>>>>
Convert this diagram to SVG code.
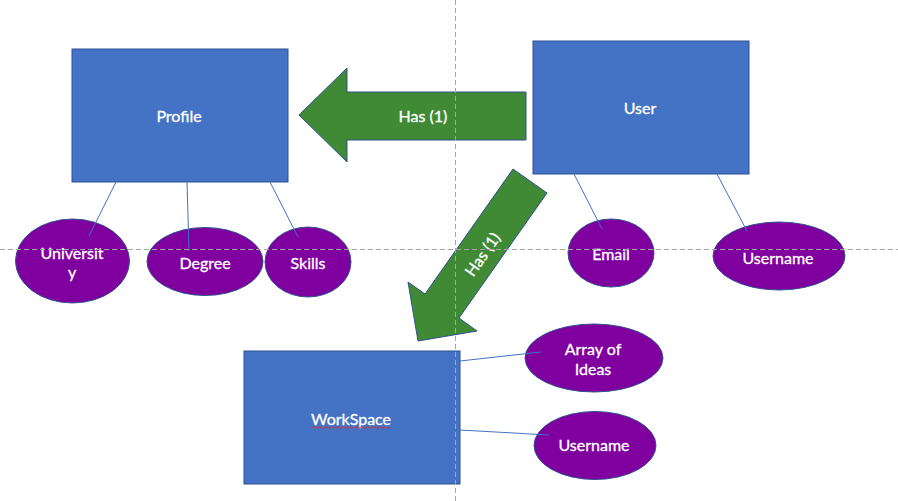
<svg xmlns="http://www.w3.org/2000/svg" width="898" height="501" viewBox="0 0 898 501">
<style>
.ent{fill:#4472C4;stroke:#2F528F;stroke-width:1}
.att{fill:#7F009F;stroke:#2F528F;stroke-width:1}
.arr{fill:#408A35;stroke:#2F528F;stroke-width:1}
.lbl{font-family:Lato,"Open Sans","Liberation Sans",sans-serif;font-size:16px;fill:#FFFFFF;stroke:#FFFFFF;stroke-width:0.3;text-anchor:middle;dominant-baseline:central}
.con{stroke:#4472C4;stroke-width:1;fill:none}
.guide{stroke:#A6A6A6;stroke-width:1;stroke-dasharray:5 3;fill:none}
</style>
<rect width="898" height="501" fill="#FFFFFF"/>
<g id="profile"><rect class="ent" x="72" y="49" width="216" height="133"/><text class="lbl" x="179" y="115">Profile</text></g>
<g id="user"><rect class="ent" x="533" y="41" width="216" height="133"/><text class="lbl" x="640" y="107">User</text></g>
<g id="workspace"><rect class="ent" x="244" y="351" width="216" height="133"/><text class="lbl" x="351" y="418">WorkSpace</text><path d="M312,427.5 q1.5,-2 3,0 t3,0 t3,0 t3,0 t3,0 t3,0 t3,0 t3,0 t3,0 t3,0 t3,0 t3,0 t3,0 t3,0 t3,0 t3,0 t3,0 t3,0 t3,0 t3,0 t3,0 t3,0 t3,0 t3,0 t3,0 t3,0" fill="none" stroke="#D03030" stroke-width="1"/></g>
<g id="university"><ellipse class="att" cx="72.5" cy="261" rx="57" ry="42"/><text class="lbl" x="72" y="252">Universit</text><text class="lbl" x="72" y="271">y</text></g>
<g id="degree"><ellipse class="att" cx="205" cy="261.5" rx="58" ry="34"/><text class="lbl" x="205" y="262">Degree</text></g>
<g id="skills"><ellipse class="att" cx="308" cy="262" rx="43" ry="35"/><text class="lbl" x="308" y="262">Skills</text></g>
<g id="email"><ellipse class="att" cx="611" cy="253" rx="43" ry="34"/><text class="lbl" x="611" y="253">Email</text></g>
<g id="user-username"><ellipse class="att" cx="779" cy="256" rx="66" ry="34"/><text class="lbl" x="778" y="257">Username</text></g>
<g id="array-of-ideas"><ellipse class="att" cx="594" cy="358" rx="69" ry="34"/><text class="lbl" x="593" y="348">Array of</text><text class="lbl" x="593" y="368">Ideas</text></g>
<g id="ws-username"><ellipse class="att" cx="595" cy="445.5" rx="61" ry="34"/><text class="lbl" x="594" y="444">Username</text></g>
<g id="connectors">
<line class="con" x1="116" y1="182" x2="89" y2="236"/>
<line class="con" x1="187" y1="182" x2="189" y2="251"/>
<line class="con" x1="270" y1="182" x2="298" y2="237"/>
<line class="con" x1="574" y1="174" x2="602" y2="229"/>
<line class="con" x1="717" y1="174" x2="747" y2="231"/>
<line class="con" x1="460" y1="361" x2="541" y2="352"/>
<line class="con" x1="460" y1="430" x2="549" y2="435"/>
<g id="has-profile"><polygon class="arr" points="299,115 347,68 347,92 526,92 526,140 347,140 347,162"/><text class="lbl" x="423" y="115">Has (1)</text></g>
<g id="has-workspace"><polygon class="arr" points="513,169 547,193 459,318 477,331 418,341 408,282 425,294"/><text class="lbl" x="482" y="254" transform="rotate(-55 482 254)">Has (1)</text></g>
</g>
<g id="guides">
<line class="guide" x1="0" y1="249.5" x2="898" y2="249.5"/>
<line class="guide" x1="455.5" y1="0" x2="455.5" y2="501"/>
</g>
</svg>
<<<<
→ **Task directions**
Transcribe the listing above verbatim. Omit the pictures.

→ **Exercise answer**
Convert this diagram to SVG code.
<svg xmlns="http://www.w3.org/2000/svg" width="898" height="501" viewBox="0 0 898 501">
<style>
.ent{fill:#4472C4;stroke:#2F528F;stroke-width:1}
.att{fill:#7F009F;stroke:#2F528F;stroke-width:1}
.arr{fill:#408A35;stroke:#2F528F;stroke-width:1}
.lbl{font-family:Lato,"Open Sans","Liberation Sans",sans-serif;font-size:16px;fill:#FFFFFF;stroke:#FFFFFF;stroke-width:0.3;text-anchor:middle;dominant-baseline:central}
.con{stroke:#4472C4;stroke-width:1;fill:none}
.guide{stroke:#A6A6A6;stroke-width:1;stroke-dasharray:5 3;fill:none}
</style>
<rect width="898" height="501" fill="#FFFFFF"/>
<g id="profile"><rect class="ent" x="72" y="49" width="216" height="133"/><text class="lbl" x="179" y="115">Profile</text></g>
<g id="user"><rect class="ent" x="533" y="41" width="216" height="133"/><text class="lbl" x="640" y="107">User</text></g>
<g id="workspace"><rect class="ent" x="244" y="351" width="216" height="133"/><text class="lbl" x="351" y="418">WorkSpace</text><path d="M312,427.5 q1.5,-2 3,0 t3,0 t3,0 t3,0 t3,0 t3,0 t3,0 t3,0 t3,0 t3,0 t3,0 t3,0 t3,0 t3,0 t3,0 t3,0 t3,0 t3,0 t3,0 t3,0 t3,0 t3,0 t3,0 t3,0 t3,0 t3,0" fill="none" stroke="#D03030" stroke-width="1"/></g>
<g id="university"><ellipse class="att" cx="72.5" cy="261" rx="57" ry="42"/><text class="lbl" x="72" y="252">Universit</text><text class="lbl" x="72" y="271">y</text></g>
<g id="degree"><ellipse class="att" cx="205" cy="261.5" rx="58" ry="34"/><text class="lbl" x="205" y="262">Degree</text></g>
<g id="skills"><ellipse class="att" cx="308" cy="262" rx="43" ry="35"/><text class="lbl" x="308" y="262">Skills</text></g>
<g id="email"><ellipse class="att" cx="611" cy="253" rx="43" ry="34"/><text class="lbl" x="611" y="253">Email</text></g>
<g id="user-username"><ellipse class="att" cx="779" cy="256" rx="66" ry="34"/><text class="lbl" x="778" y="257">Username</text></g>
<g id="array-of-ideas"><ellipse class="att" cx="594" cy="358" rx="69" ry="34"/><text class="lbl" x="593" y="348">Array of</text><text class="lbl" x="593" y="368">Ideas</text></g>
<g id="ws-username"><ellipse class="att" cx="595" cy="445.5" rx="61" ry="34"/><text class="lbl" x="594" y="444">Username</text></g>
<g id="connectors">
<line class="con" x1="116" y1="182" x2="89" y2="236"/>
<line class="con" x1="187" y1="182" x2="189" y2="251"/>
<line class="con" x1="270" y1="182" x2="298" y2="237"/>
<line class="con" x1="574" y1="174" x2="602" y2="229"/>
<line class="con" x1="717" y1="174" x2="747" y2="231"/>
<line class="con" x1="460" y1="361" x2="541" y2="352"/>
<line class="con" x1="460" y1="430" x2="549" y2="435"/>
<g id="has-profile"><polygon class="arr" points="299,115 347,68 347,92 526,92 526,140 347,140 347,162"/><text class="lbl" x="423" y="115">Has (1)</text></g>
<g id="has-workspace"><polygon class="arr" points="513,169 547,193 459,318 477,331 418,341 408,282 425,294"/><text class="lbl" x="482" y="254" transform="rotate(-55 482 254)">Has (1)</text></g>
</g>
<g id="guides">
<line class="guide" x1="0" y1="249.5" x2="898" y2="249.5"/>
<line class="guide" x1="455.5" y1="0" x2="455.5" y2="501"/>
</g>
</svg>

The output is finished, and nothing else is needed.